The 3D graphics pipeline is the sequence of processing stages that transforms mathematical 3D model data into 2D images displayed on screen, and understanding this pipeline reveals how 3D model viewers create realistic real-time renderings in a web browser.

A 3D mesh is represented as a collection of vertices (points in 3D space defined by x, y, z coordinates), edges (connections between vertices), and faces (typically triangles formed by three connected vertices). Each vertex can also carry additional data: normal vectors for lighting calculations, UV texture coordinates for mapping 2D images onto the 3D surface, vertex colors, and bone weights for skeletal animation. The most common mesh formats store this data differently: OBJ is a simple text-based format listing vertices and face indices; STL stores individual triangles for 3D printing; GLTF/GLB is a modern format designed for efficient web delivery supporting meshes, materials, textures, animations, and scene hierarchy in a single file.
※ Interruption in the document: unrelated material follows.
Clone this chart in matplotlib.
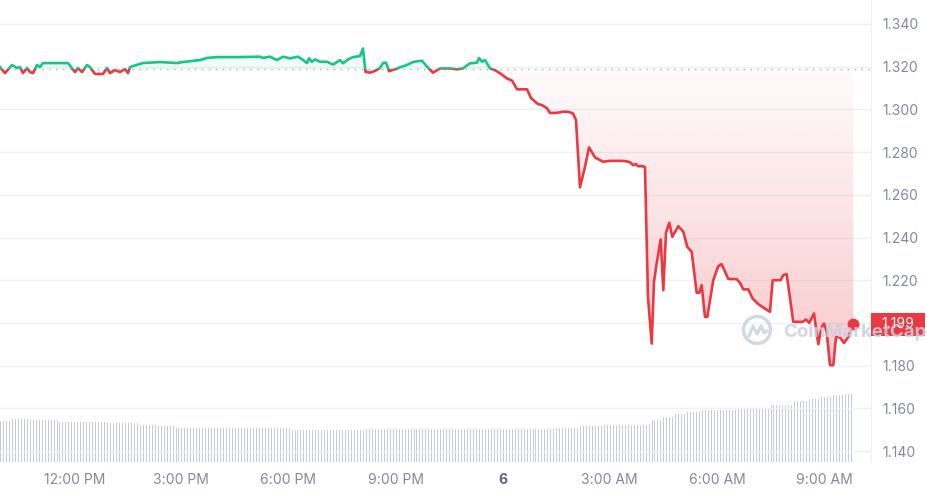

The rendering pipeline begins with vertex processing, where each vertex position is transformed through a series of matrix multiplications. The model matrix positions the object in the 3D world, the view matrix positions the camera, and the projection matrix creates the perspective effect where distant objects appear smaller. Modern GPUs execute this vertex processing in programmable vertex shaders that run in parallel on thousands of GPU cores simultaneously. After vertex processing, rasterization converts the projected triangles into fragments (potential pixels), determining which screen pixels each triangle covers. The fragment shading stage then calculates the final color of each pixel based on lighting, material properties, and textures.

WebGL (Web Graphics Library) is the browser API that enables 3D rendering by providing JavaScript access to the GPU's OpenGL ES capabilities. Three.js, the most popular WebGL framework and the one commonly used in browser-based 3D viewers, provides a high-level abstraction over raw WebGL, handling the complex details of shader compilation, geometry management, texture loading, and render loop management. Three.js implements physically-based rendering (PBR) materials that simulate how light interacts with surfaces using real-world properties like metalness, roughness, and albedo, producing realistic results. The lighting presets in a 3D viewer configure different arrangements of light sources: studio lighting typically uses a three-point setup (key light, fill light, and back light) adapted from photography and film, outdoor lighting simulates sun and sky ambient light, and flat lighting uses uniform ambient illumination to reveal geometry without shadows.